== RECORD EXTRACTS
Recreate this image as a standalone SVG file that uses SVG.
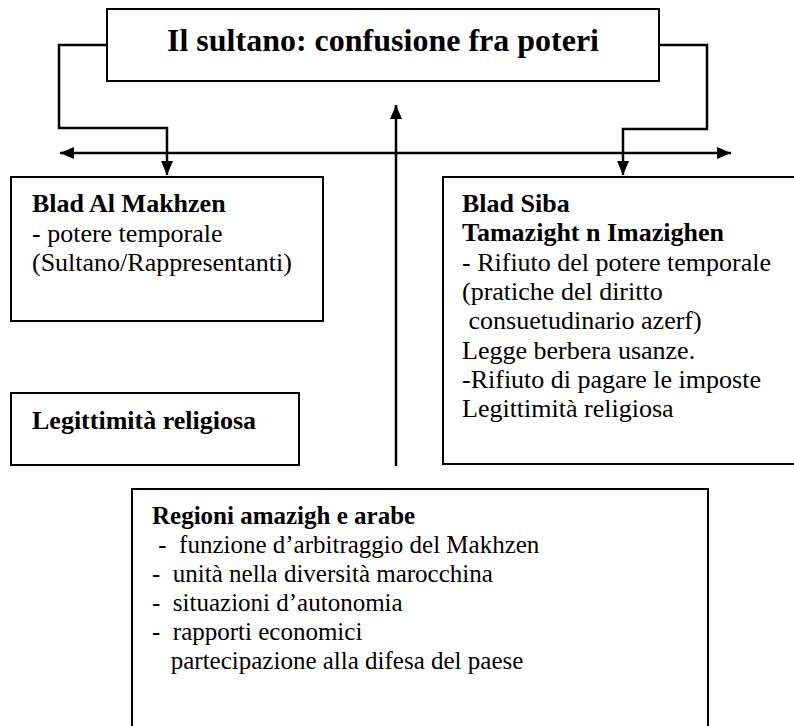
<svg xmlns="http://www.w3.org/2000/svg" width="794" height="726" viewBox="0 0 794 726">
<style>
.box{fill:#fff;stroke:#000;stroke-width:2}
.ln{fill:none;stroke:#000;stroke-width:2.5}
text{font-family:'Liberation Serif','Times New Roman',serif;font-size:26px;fill:#000}
.b{font-weight:bold}
.r{font-size:25px}
</style>
<defs>
<marker id="ah" markerWidth="14" markerHeight="12" refX="14" refY="6" orient="auto" markerUnits="userSpaceOnUse">
<path d="M0,0 L14,6 L0,12 Z" fill="#000"/>
</marker>
</defs>
<rect width="794" height="726" fill="#fff"/>
<g id="connectors">
<path class="ln" d="M107,45 H59 V128 H167 V175" marker-end="url(#ah)"/>
<path class="ln" d="M659,45 H707 V129 H623 V175" marker-end="url(#ah)"/>
<path class="ln" d="M396,153 H60" marker-end="url(#ah)"/>
<path class="ln" d="M396,153 H731" marker-end="url(#ah)"/>
<path class="ln" d="M396,466 V105" marker-end="url(#ah)"/>
</g>
<g id="sultano">
<rect class="box" x="107" y="9" width="552" height="72"/>
<text class="b" x="167" y="51" style="font-size:32px">Il sultano: confusione fra poteri</text>
</g>
<g id="makhzen">
<rect class="box" x="11" y="177" width="312" height="144"/>
<text x="32" y="212"><tspan class="b">Blad Al Makhzen</tspan><tspan x="32" dy="29.5">- potere temporale</tspan><tspan x="32" dy="29.5">(Sultano/Rappresentanti)</tspan></text>
</g>
<g id="legittimita">
<rect class="box" x="11" y="393" width="288" height="72"/>
<text class="b" x="32" y="429">Legittimità religiosa</text>
</g>
<g id="siba">
<rect class="box" x="443" y="177" width="360" height="287"/>
<text x="462" y="212"><tspan class="b">Blad Siba</tspan><tspan class="b" x="462" dy="29.3">Tamazight n Imazighen</tspan><tspan x="462" dy="29.3">- Rifiuto del potere temporale</tspan><tspan x="462" dy="29.3">(pratiche del diritto</tspan><tspan x="462" dy="29.3"> consuetudinario azerf)</tspan><tspan x="462" dy="29.3">Legge berbera usanze.</tspan><tspan x="462" dy="29.3">-Rifiuto di pagare le imposte</tspan><tspan x="462" dy="29.3">Legittimità religiosa</tspan></text>
</g>
<g id="regioni">
<rect class="box" x="132" y="489" width="576" height="260"/>
<text class="r" x="152" y="524" xml:space="preserve"><tspan class="b">Regioni amazigh e arabe</tspan><tspan x="152" dy="29"> -  funzione d’arbitraggio del Makhzen</tspan><tspan x="152" dy="29">-  unità nella diversità marocchina</tspan><tspan x="152" dy="29">-  situazioni d’autonomia</tspan><tspan x="152" dy="29">-  rapporti economici</tspan><tspan x="152" dy="29">   partecipazione alla difesa del paese</tspan></text>
</g>
</svg>
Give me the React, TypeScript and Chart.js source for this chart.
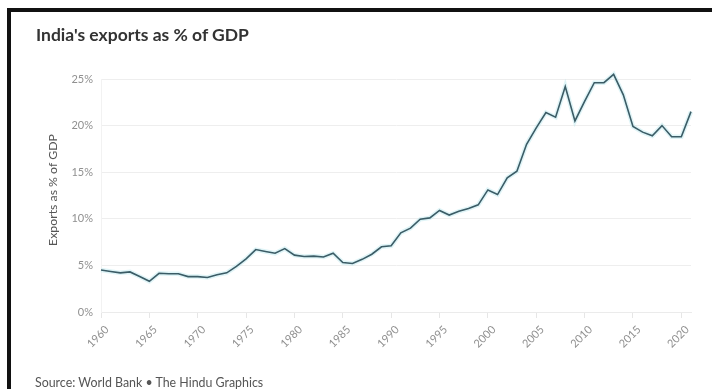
import React, { useEffect, useRef } from "react";
import { Chart, registerables } from "chart.js";

Chart.register(...registerables);

const years = [
  1960, 1961, 1962, 1963, 1964, 1965, 1966, 1967, 1968, 1969,
  1970, 1971, 1972, 1973, 1974, 1975, 1976, 1977, 1978, 1979,
  1980, 1981, 1982, 1983, 1984, 1985, 1986, 1987, 1988, 1989,
  1990, 1991, 1992, 1993, 1994, 1995, 1996, 1997, 1998, 1999,
  2000, 2001, 2002, 2003, 2004, 2005, 2006, 2007, 2008, 2009,
  2010, 2011, 2012, 2013, 2014, 2015, 2016, 2017, 2018, 2019,
  2020, 2021,
];

const exportsPct = [
  4.5, 4.35, 4.2, 4.3, 3.8, 3.3, 4.15, 4.1, 4.1, 3.8,
  3.8, 3.7, 4.0, 4.2, 4.9, 5.7, 6.7, 6.5, 6.3, 6.8,
  6.1, 5.95, 6.0, 5.9, 6.3, 5.3, 5.2, 5.65, 6.2, 7.0,
  7.1, 8.5, 9.0, 9.95, 10.1, 10.9, 10.4, 10.8, 11.1, 11.5,
  13.1, 12.6, 14.4, 15.1, 18.0, 19.75, 21.4, 20.9, 24.2, 20.5,
  22.6, 24.6, 24.6, 25.5, 23.3, 19.9, 19.3, 18.9, 20.0, 18.8,
  18.8, 21.5,
];

const xTickYears = [1960, 1965, 1970, 1975, 1980, 1985, 1990, 1995, 2000, 2005, 2010, 2015, 2020];
const yTickValues = [0, 5, 10, 15, 20, 25];

const titleText = "India's exports as % of GDP";
const yAxisTitle = "Exports as % of GDP";
const sourceText = "Source: World Bank \u2022 The Hindu Graphics";

const FONT = "Lato, 'Noto Sans', sans-serif";

export default function App() {
  const canvasRef = useRef<HTMLCanvasElement | null>(null);

  useEffect(() => {
    const canvas = canvasRef.current;
    if (!canvas) return;
    const points = years.map((yr, i) => ({ x: yr, y: exportsPct[i] }));
    const chart = new Chart(canvas, {
      type: "line",
      data: {
        datasets: [
          {
            data: points,
            borderColor: "#3b5c66",
            borderWidth: 1.6,
            pointRadius: 0,
            tension: 0,
            clip: false as any,
            order: 0,
          },
          {
            data: points,
            borderColor: "rgba(185,230,238,0.45)",
            borderWidth: 4.5,
            pointRadius: 0,
            tension: 0,
            clip: false as any,
            order: 1,
          },
        ],
      },
      options: {
        animation: false,
        responsive: false,
        maintainAspectRatio: false,
        events: [],
        layout: { padding: { left: 42, right: 21, top: 79, bottom: 27 } },
        plugins: {
          legend: { display: false },
          tooltip: { enabled: false },
          title: { display: false },
        },
        scales: {
          x: {
            type: "linear",
            min: 1960,
            max: 2021,
            afterBuildTicks: (scale: any) => {
              scale.ticks = xTickYears.map((v) => ({ value: v }));
            },
            afterFit: (scale: any) => {
              scale.height = 50;
            },
            grid: {
              drawOnChartArea: false,
              drawTicks: true,
              tickLength: 6,
              color: "#e6e6e6",
            },
            border: { display: true, color: "#ebebeb" },
            ticks: {
              autoSkip: false,
              minRotation: 45,
              maxRotation: 45,
              padding: 5,
              labelOffset: 6,
              color: "#909090",
              font: { family: FONT, size: 11 },
              callback: (v: any) => String(v),
            },
          },
          y: {
            type: "linear",
            min: 0,
            max: 25,
            afterBuildTicks: (scale: any) => {
              scale.ticks = yTickValues.map((v) => ({ value: v }));
            },
            afterFit: (scale: any) => {
              scale.width = 59;
            },
            grid: {
              drawTicks: false,
              color: "#eeeeee",
            },
            border: { display: true, color: "#f2f2f2" },
            ticks: {
              padding: 8,
              color: "#909090",
              font: { family: FONT, size: 11 },
              callback: (v: any) => v + "%",
            },
            title: { display: false },
          },
        },
      },
    });
    return () => chart.destroy();
  }, []);

  return (
    <div
      style={{
        position: "fixed",
        left: 0,
        top: 0,
        width: 712,
        height: 389,
        overflow: "hidden",
        background: "#ffffff",
      }}
    >
      <canvas
        ref={canvasRef}
        width={712}
        height={389}
        style={{ position: "absolute", left: 0, top: 0, width: 712, height: 389 }}
      />
      <div
        style={{
          position: "absolute",
          left: 53,
          top: 190,
          width: 0,
          height: 0,
        }}
      >
        <div
          style={{
            position: "absolute",
            left: -80,
            top: -8,
            width: 160,
            height: 16,
            textAlign: "center",
            transform: "rotate(-90deg)",
            transformOrigin: "80px 8px",
            fontFamily: FONT,
            fontSize: 12.3,
            lineHeight: "16px",
            color: "#555555",
            whiteSpace: "nowrap",
          }}
        >
          {yAxisTitle}
        </div>
      </div>
      <div
        style={{
          position: "absolute",
          left: 7,
          top: 8,
          width: 900,
          height: 600,
          borderLeft: "4px solid #111",
          borderTop: "4px solid #111",
          pointerEvents: "none",
        }}
      />
      <div
        style={{
          position: "absolute",
          left: 36,
          top: 25,
          fontFamily: FONT,
          fontWeight: 700,
          fontSize: 17.5,
          lineHeight: "20px",
          color: "#333333",
          whiteSpace: "nowrap",
        }}
      >
        {titleText}
      </div>
      <div
        style={{
          position: "absolute",
          left: 35,
          top: 376,
          fontFamily: FONT,
          fontSize: 12.4,
          lineHeight: "14px",
          color: "#555555",
          whiteSpace: "nowrap",
        }}
      >
        {sourceText}
      </div>
    </div>
  );
}
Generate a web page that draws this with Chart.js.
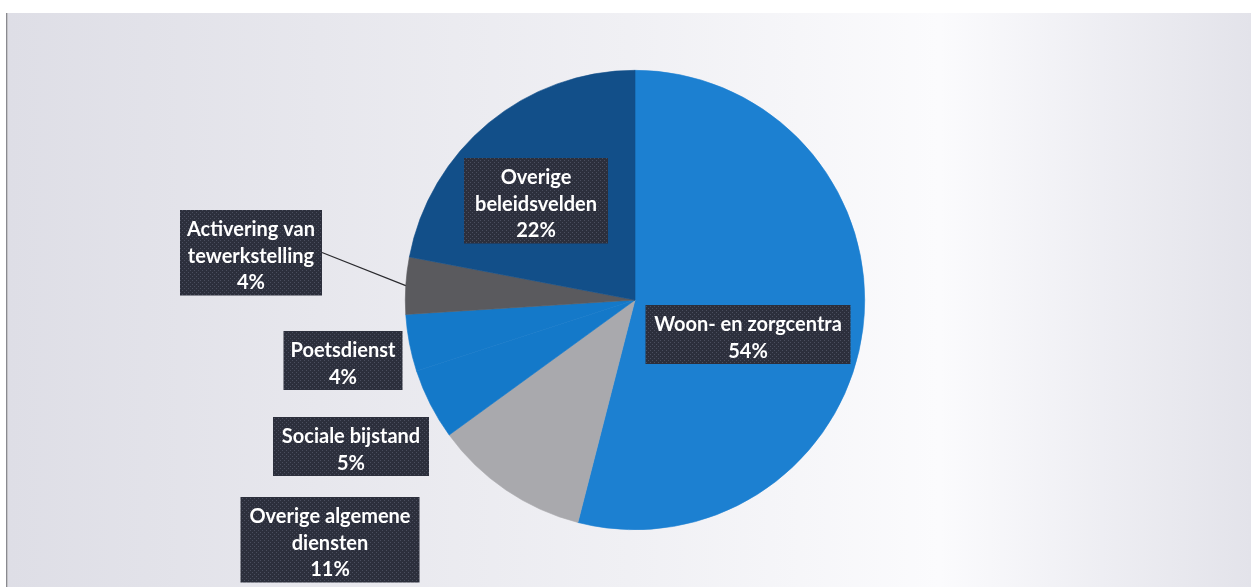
====
Check each line of the data above for the word "React", then state how many lines have it. Give the number alone.

◆ EXERCISE OUTPUT ◆
2